__Work to complete__:
Would you repeat the listing exactly but omit every picture?

__Recorded information__:
__________
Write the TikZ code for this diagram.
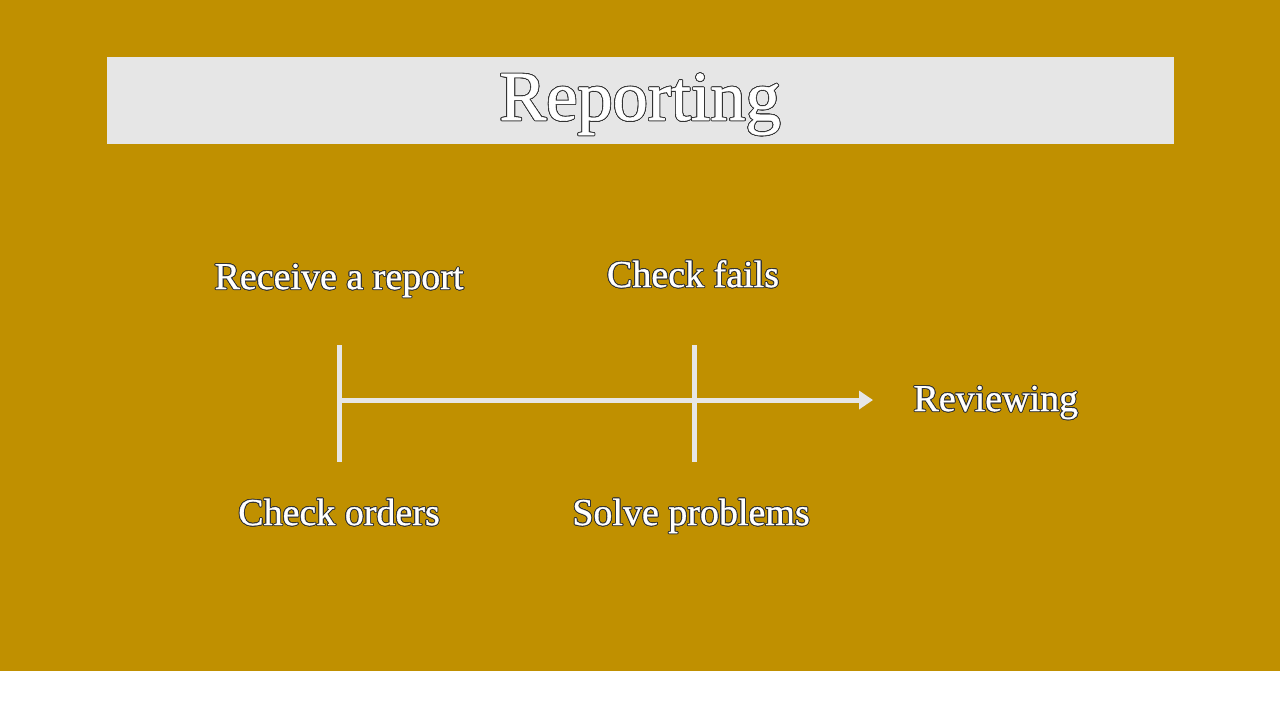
\documentclass[tikz,border=0pt]{standalone}
\usepackage{fontspec}
\setmainfont{Liberation Serif}[FakeBold=0.8]
\usepackage[copies]{contour}
\contourlength{0.25pt}
\usetikzlibrary{arrows.meta}
\definecolor{gold}{RGB}{192,144,0}
\definecolor{pale}{RGB}{230,230,230}
\begin{document}
\begin{tikzpicture}[x=0.01cm, y=-0.01cm, line width=0.5mm,
	label/.style={text=white, font=\fontsize{10.8}{12}\selectfont, inner sep=0pt, anchor=base},
	tick/.style={draw=pale},
	>={Triangle[length=1.4mm, width=1.8mm]}]
	% 背景与标题栏
	\useasboundingbox (0,0) rectangle (1280,720);
	\fill[gold] (0,0) rectangle (1280,671);
	\fill[pale] (107,57) rectangle (1174,144);
	\node (title) at (640,120) [text=white, font=\fontsize{20}{24}\selectfont, inner sep=0pt, anchor=base] {\contour{black!80}{Reporting}};
	
	% 时间轴上的点
	\coordinate (t1) at (339,400);
	\coordinate (t2) at (694,400);
	\coordinate (t1a) at (339,345);
	\coordinate (t1b) at (339,462);
	\coordinate (t2a) at (694,345);
	\coordinate (t2b) at (694,462);
	\coordinate (tend) at (873,400);
	
	% 刻度与箭头
	\draw[tick] (t1a) -- (t1b);
	\draw[tick] (t2a) -- (t2b);
	\draw[tick, ->] (t1) -- (tend);
	
	% 文字标签
	\node (receive) at (339,289) [label] {\contour{black!80}{Receive a report}};
	\node (fails) at (693,287) [label] {\contour{black!80}{Check fails}};
	\node (orders) at (339,525) [label] {\contour{black!80}{Check orders}};
	\node (solve) at (691,525) [label] {\contour{black!80}{Solve problems}};
	\node (review) at (911,411) [label, anchor=base west] {\contour{black!80}{Reviewing}};
\end{tikzpicture}
\end{document}
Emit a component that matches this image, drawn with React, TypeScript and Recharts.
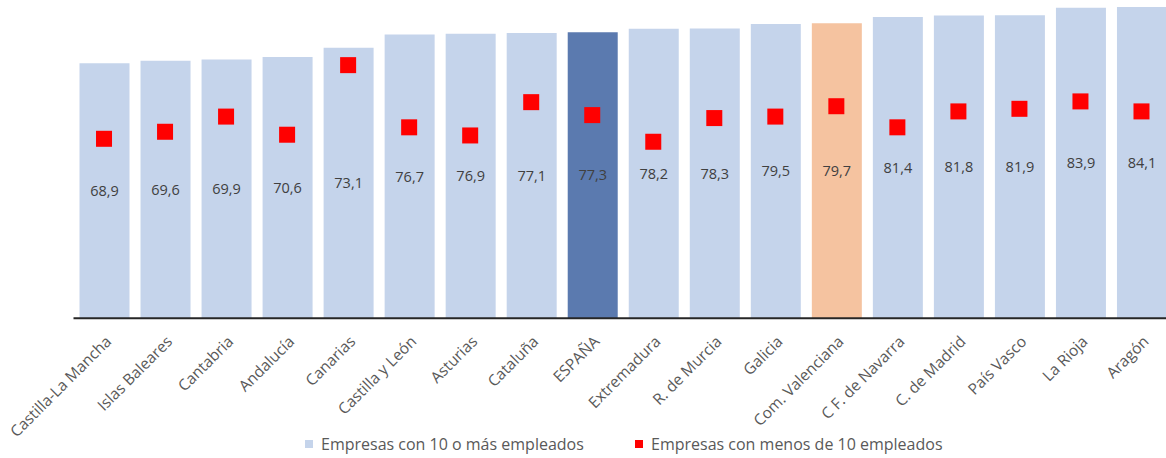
__________
__Worked solution__:
Write the TikZ code for this diagram.
\documentclass[tikz,border=0pt]{standalone}
\usepackage{fontspec}
\setmainfont{Liberation Serif}[FakeBold=0.8]
\usepackage[copies]{contour}
\contourlength{0.25pt}
\usetikzlibrary{arrows.meta}
\definecolor{gold}{RGB}{192,144,0}
\definecolor{pale}{RGB}{230,230,230}
\begin{document}
\begin{tikzpicture}[x=0.01cm, y=-0.01cm, line width=0.5mm,
	label/.style={text=white, font=\fontsize{10.8}{12}\selectfont, inner sep=0pt, anchor=base},
	tick/.style={draw=pale},
	>={Triangle[length=1.4mm, width=1.8mm]}]
	% 背景与标题栏
	\useasboundingbox (0,0) rectangle (1280,720);
	\fill[gold] (0,0) rectangle (1280,671);
	\fill[pale] (107,57) rectangle (1174,144);
	\node (title) at (640,120) [text=white, font=\fontsize{20}{24}\selectfont, inner sep=0pt, anchor=base] {\contour{black!80}{Reporting}};
	
	% 时间轴上的点
	\coordinate (t1) at (339,400);
	\coordinate (t2) at (694,400);
	\coordinate (t1a) at (339,345);
	\coordinate (t1b) at (339,462);
	\coordinate (t2a) at (694,345);
	\coordinate (t2b) at (694,462);
	\coordinate (tend) at (873,400);
	
	% 刻度与箭头
	\draw[tick] (t1a) -- (t1b);
	\draw[tick] (t2a) -- (t2b);
	\draw[tick, ->] (t1) -- (tend);
	
	% 文字标签
	\node (receive) at (339,289) [label] {\contour{black!80}{Receive a report}};
	\node (fails) at (693,287) [label] {\contour{black!80}{Check fails}};
	\node (orders) at (339,525) [label] {\contour{black!80}{Check orders}};
	\node (solve) at (691,525) [label] {\contour{black!80}{Solve problems}};
	\node (review) at (911,411) [label, anchor=base west] {\contour{black!80}{Reviewing}};
\end{tikzpicture}
\end{document}
Emit a component that matches this image, drawn with React, TypeScript and Recharts.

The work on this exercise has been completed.